* start Data to process *

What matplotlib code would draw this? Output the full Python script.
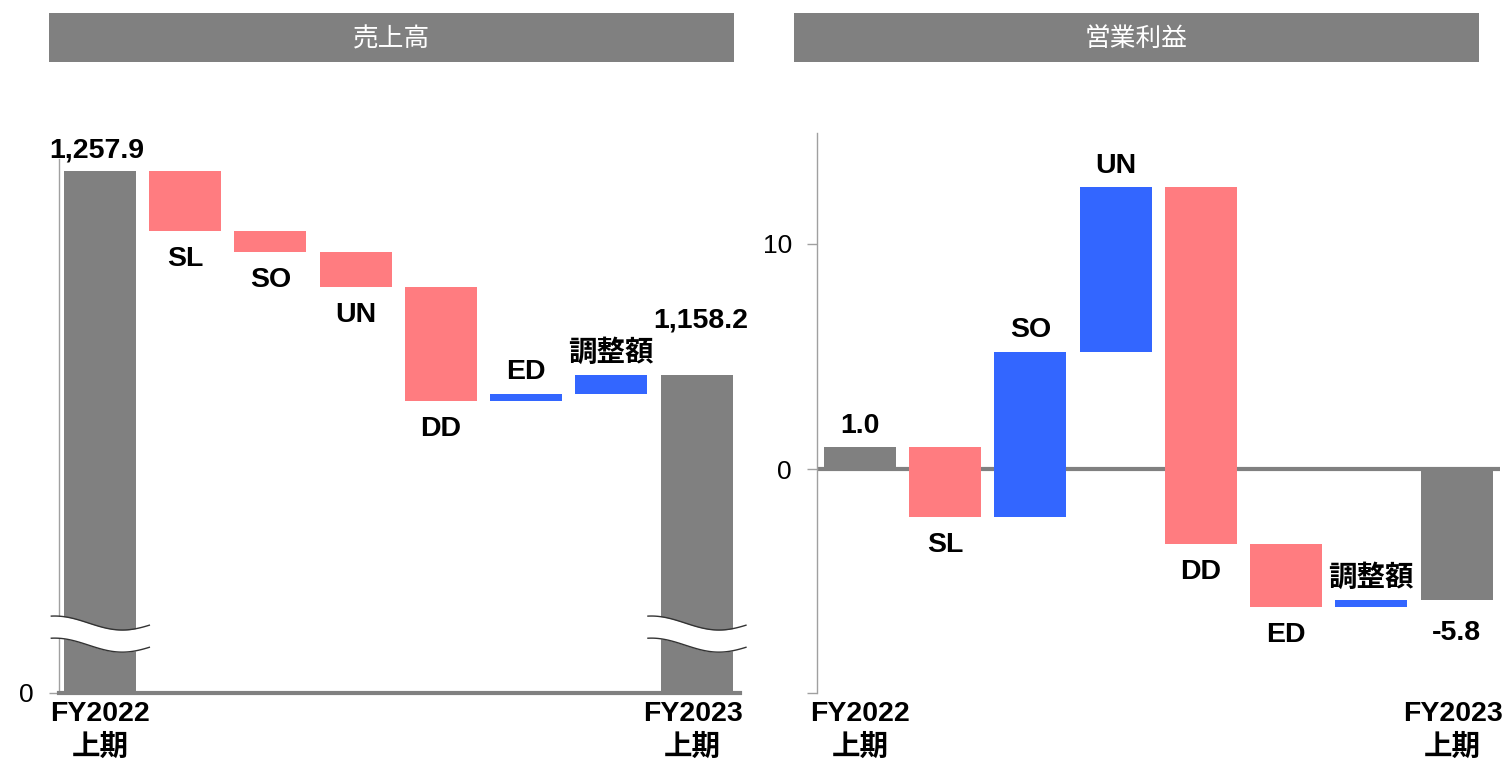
import matplotlib
matplotlib.use('Agg')
import matplotlib.pyplot as plt
from matplotlib.patches import Rectangle
from matplotlib.transforms import ScaledTranslation
import numpy as np

plt.rcParams['font.family'] = ['Liberation Sans', 'Noto Sans CJK JP']

# ---------------- data ----------------
step_labels = ['SL', 'SO', 'UN', 'DD', 'ED', '調整額']
period_labels = ['FY2022\n上期', 'FY2023\n上期']
panel_titles = ['売上高', '営業利益']

sales_start = 1257.9
sales_deltas = [-29.3, -10.3, -17.1, -55.7, 3.4, 9.3]
sales_end = 1158.2

op_start = 1.0
op_deltas = [-3.1, 7.3, 7.3, -15.8, -2.8, 0.3]
op_end = -5.8

# ---------------- style ----------------
GRAY = '#808080'
NEG = '#FF7C80'
POS = '#3366FF'
W_PX, H_PX = 1503, 764
BAR_W = 0.845
LBL_FS = 20.5
TICK_FS = 19

fig = plt.figure(figsize=(W_PX / 100, H_PX / 100), dpi=100)


def fx(px):
    return px / W_PX


def fy(py):
    return 1 - py / H_PX


# header boxes
for (x0, x1), title in zip([(49, 734), (794, 1479)], panel_titles):
    fig.add_artist(Rectangle((fx(x0), fy(62)), fx(x1 - x0), 49 / H_PX,
                             transform=fig.transFigure, color=GRAY, lw=0))
    fig.text(fx((x0 + x1) / 2), fy(39), title, color='white', fontsize=18.5,
             ha='center', va='center')


def waterfall(ax, start, deltas, end):
    n = len(deltas)
    ax.bar(0, start, bottom=0, width=BAR_W, color=GRAY, zorder=3)
    cum = start
    for i, d in enumerate(deltas, start=1):
        ax.bar(i, d, bottom=cum, width=BAR_W, color=NEG if d < 0 else POS,
               zorder=3)
        new = cum + d
        if d < 0:
            ax.annotate(step_labels[i - 1], xy=(i, new), xytext=(0, -11),
                        textcoords='offset points', ha='center', va='top',
                        fontsize=LBL_FS, fontweight='bold')
        else:
            ax.annotate(step_labels[i - 1], xy=(i, new), xytext=(0, 10.5),
                        textcoords='offset points', ha='center',
                        va='baseline', fontsize=LBL_FS, fontweight='bold')
        cum = new
    ax.bar(n + 1, end, bottom=0, width=BAR_W, color=GRAY, zorder=3)
    return n + 1


def style_axes(ax):
    for s in ['top', 'right', 'bottom']:
        ax.spines[s].set_visible(False)
    ax.spines['left'].set_color('#A0A0A0')
    ax.spines['left'].set_linewidth(1)
    ax.tick_params(axis='y', length=7, color='#A0A0A0', width=1,
                   labelsize=TICK_FS, pad=11)
    ax.tick_params(axis='x', length=0, pad=6)
    ax.set_xticks([0, len(step_labels) + 1])
    labels = ax.set_xticklabels(period_labels, fontsize=LBL_FS,
                                fontweight='bold', linespacing=1.3)
    labels[-1].set_transform(labels[-1].get_transform() +
                             ScaledTranslation(-4 / 100, 0,
                                               fig.dpi_scale_trans))


# ---------------- left panel: sales (broken axis) ----------------
axL = fig.add_axes([fx(59), 71 / H_PX, fx(681), 534 / H_PX])
yb = 1002.8
axL.set_ylim(yb, yb + 534 / 2.046)
axL.set_xlim(-0.48, 7.51)
last = waterfall(axL, sales_start, sales_deltas, sales_end)
style_axes(axL)
axL.set_yticks([yb])
axL.set_yticklabels(['0'])
axL.axhline(yb, color=GRAY, lw=3, zorder=4, clip_on=False)
axL.annotate(f'{sales_start:,.1f}', xy=(0, sales_start), xytext=(-2, 9.5),
             textcoords='offset points', ha='center', va='baseline',
             fontsize=LBL_FS, fontweight='bold')
axL.annotate(f'{sales_end:,.1f}', xy=(last, sales_end), xytext=(3, 34),
             textcoords='offset points', ha='center', va='baseline',
             fontsize=LBL_FS, fontweight='bold')

# break marks
t = np.linspace(0, 1, 80)
theta = np.pi * (-0.05 + 1.45 * t)
amp = 7 / 2.046
for idx in (0, last):
    xs = idx - 0.57 + 1.15 * t
    up = 1037.0 + amp * np.cos(theta)
    lo = 1026.2 + amp * np.cos(theta)
    axL.fill_between(xs, lo, up, color='white', zorder=6, clip_on=False,
                     lw=0)
    axL.plot(xs, up, color='#333333', lw=1, zorder=7, clip_on=False)
    axL.plot(xs, lo, color='#333333', lw=1, zorder=7, clip_on=False)

# ---------------- right panel: operating profit ----------------
axR = fig.add_axes([fx(817), 71 / H_PX, fx(683), 560 / H_PX])
axR.set_ylim(-9.9, 14.9)
axR.set_xlim(-0.505, 7.51)
last = waterfall(axR, op_start, op_deltas, op_end)
style_axes(axR)
axR.set_yticks([-9.9, 0, 10])
axR.set_yticklabels(['', '0', '10'])
axR.axhline(0, color=GRAY, lw=3, zorder=2)
axR.annotate(f'{op_start:.1f}', xy=(0, op_start), xytext=(0, 10),
             textcoords='offset points', ha='center', va='baseline',
             fontsize=LBL_FS, fontweight='bold')
axR.annotate(f'{op_end:.1f}', xy=(last, op_end), xytext=(0, -14),
             textcoords='offset points', ha='center', va='top',
             fontsize=LBL_FS, fontweight='bold')

fig.savefig('out.png', dpi=100)
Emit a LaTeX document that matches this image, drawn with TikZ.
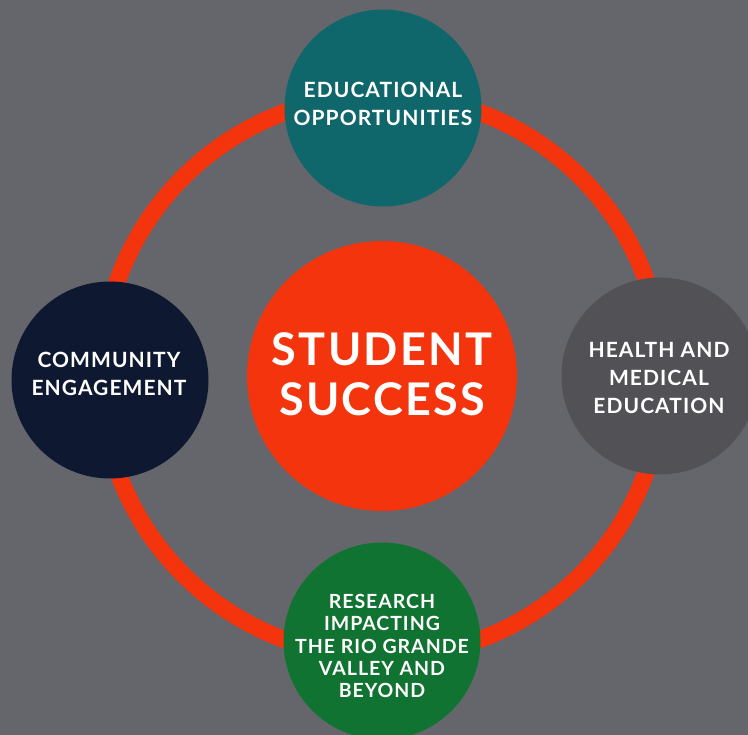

* end Data to process *

What to work on: Up to and including the line containing "return 1 - py / H_PX", quote each line of the entries above from the very first, please, exactly and without images.

Final answer:
What matplotlib code would draw this? Output the full Python script.
import matplotlib
matplotlib.use('Agg')
import matplotlib.pyplot as plt
from matplotlib.patches import Rectangle
from matplotlib.transforms import ScaledTranslation
import numpy as np

plt.rcParams['font.family'] = ['Liberation Sans', 'Noto Sans CJK JP']

# ---------------- data ----------------
step_labels = ['SL', 'SO', 'UN', 'DD', 'ED', '調整額']
period_labels = ['FY2022\n上期', 'FY2023\n上期']
panel_titles = ['売上高', '営業利益']

sales_start = 1257.9
sales_deltas = [-29.3, -10.3, -17.1, -55.7, 3.4, 9.3]
sales_end = 1158.2

op_start = 1.0
op_deltas = [-3.1, 7.3, 7.3, -15.8, -2.8, 0.3]
op_end = -5.8

# ---------------- style ----------------
GRAY = '#808080'
NEG = '#FF7C80'
POS = '#3366FF'
W_PX, H_PX = 1503, 764
BAR_W = 0.845
LBL_FS = 20.5
TICK_FS = 19

fig = plt.figure(figsize=(W_PX / 100, H_PX / 100), dpi=100)


def fx(px):
    return px / W_PX


def fy(py):
    return 1 - py / H_PX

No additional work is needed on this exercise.